Una fondamentale scoperta scientifica nella lotta ai tumori è stata messa a punto da due scienziati meridionali.
Il beneventano Antonio Iavarone e la barese Anna Lasorella,ricercatori alla Columbia Univesity e marito e moglie nella vita, insieme al loro team hanno individuato il meccanismo che favorisce il mantenimento delle cellule staminali neoplastiche del glioblastoma, il più aggressivo e letale dei tumori cerebrali. Cuore di questo meccanismo è una proteina, chiamata ID2, in grado di attivare una cascata di eventi che promuovono sia lo sviluppo che la progressione del glioblastoma.

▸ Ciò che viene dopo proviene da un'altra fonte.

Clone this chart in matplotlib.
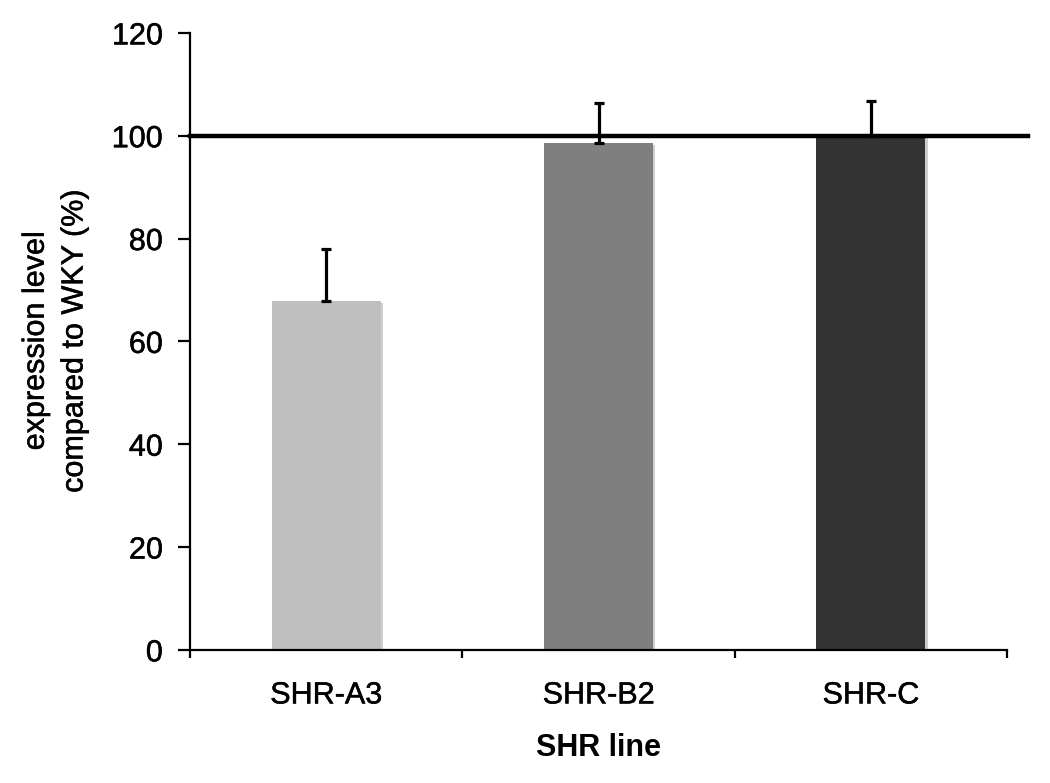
"""
Expression level of SHR lines relative to WKY, bar chart with SD bars.
"""

import matplotlib
matplotlib.use('Agg')
import matplotlib.pyplot as plt
import matplotlib.patheffects as pe
import matplotlib.transforms as mtransforms
import numpy as np

plt.rcParams['font.family'] = ['Liberation Sans', 'DejaVu Sans']

# ── Data ────────────────────────────────────────────────────────────────────
lines      = ['SHR-A3', 'SHR-B2', 'SHR-C']
expression = [67.9, 98.6, 99.9]
err_upper  = [10.1, 7.8, 6.9]
bar_colors = ['#bfbfbf', '#7f7f7f', '#333333']
ref_level  = 100
y_ticks    = [0, 20, 40, 60, 80, 100, 120]

# slightly heavier text, closer to the scanned original
heavy = [pe.withStroke(linewidth=0.35, foreground='black')]

# ── Figure ──────────────────────────────────────────────────────────────────
fig = plt.figure(figsize=(10.5, 7.83), dpi=100)
ax = fig.add_axes([0.181, 0.170, 0.778, 0.788])

x = np.arange(len(lines))
width = 0.40

# soft drop shadow offset a few pixels right / down
shadow = mtransforms.offset_copy(ax.transData, fig=fig, x=2.5, y=-2,
                                 units='dots')
ax.bar(x, expression, width, color='#cfcfcf', transform=shadow, zorder=1)
ax.bar(x, expression, width, color=bar_colors, zorder=2)

ax.errorbar(x, expression, yerr=[np.zeros(len(x)), err_upper], fmt='none',
            ecolor='black', elinewidth=2.3, capsize=3.8, capthick=2.3,
            zorder=3)

ax.axhline(ref_level, xmin=0, xmax=1.026, color='black', lw=3.2,
           clip_on=False, zorder=4)

ax.set_xlim(-0.5, len(lines) - 0.5)
ax.set_ylim(0, 120)
ax.set_yticks(y_ticks)
ax.set_yticklabels([str(v) for v in y_ticks], fontsize=22)

# category labels centred, tick marks on category boundaries
ax.set_xticks(np.arange(len(lines) + 1) - 0.5)
ax.set_xticklabels([])
ax.set_xticks(x, minor=True)
ax.set_xticklabels(lines, minor=True, fontsize=22)
ax.tick_params(axis='x', which='minor', length=0, pad=22)
ax.tick_params(axis='x', which='major', direction='out', length=6,
               width=1.6)
ax.tick_params(axis='y', direction='out', length=8.5, width=1.6, pad=11)

for side in ['top', 'right']:
    ax.spines[side].set_visible(False)
for side in ['left', 'bottom']:
    ax.spines[side].set_linewidth(1.6)

ax.set_ylabel('expression level\ncompared to WKY (%)', fontsize=22,
              labelpad=16, linespacing=1.38)
ax.set_xlabel('SHR line', fontsize=22, fontweight='bold', labelpad=16)

for t in (ax.get_yticklabels() + ax.get_xticklabels(minor=True)
          + [ax.yaxis.label]):
    t.set_path_effects(heavy)

plt.savefig('out.png', dpi=100)
plt.close()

In pratica, ID2 come chiarisce Iavarone “consente alle cellule più maligne del glioblastoma di adattarsi a condizioni sfavorevoli, sopravvivere anche in condizioni estreme e continuare a moltiplicarsi senza perdere la sua identità”.
Gli scienziati ritengono che “disattivando” questa proteina si riuscirà a bloccare la crescita del tumore. Proprio bloccando i meccanismi di attivazione della proteina ID2, i ricercatori intendono mettere un freno all’espansione del tumore o prevenirne la ripresa dopo un intervento chirurgico.
Il glioblastoma è il tumore più frequente e maligno del cervello. Colpisce a tutte le età, inclusi i bambini, ma è più frequente tra i 45 e i 70 anni. Purtroppo la chirurgia, combinata ai trattamenti radio e chemioterapici, non è ancora in grado di curare questo tipo di cancro, e la sopravvivenza è in genere inferiore ai due anni. Per questo aumentare le conoscenze sui meccanismi che promuovono il glioblastoma e lo rendono così difficile da curare è l’unica strada per poterlo aggredire più efficacemente.
“E’ evidente — spiega Antonio Iavarone all’ Ansa — che la disattivazione di ID2 priverebbe il tumore di un circuito indispensabile al suo mantenimento. Capire la sequenza di eventi di cui il glioblastoma e probabilmente anche altri tumori umani si sono dotati affinche’ il tumore continui a vivere è un passo importante verso l’ideazione di nuove strategie di cura. Tuttavia, non è ancora una cura ed ulteriori studi sono necessari prima che la nuova scoperta possa tradursi in una terapia».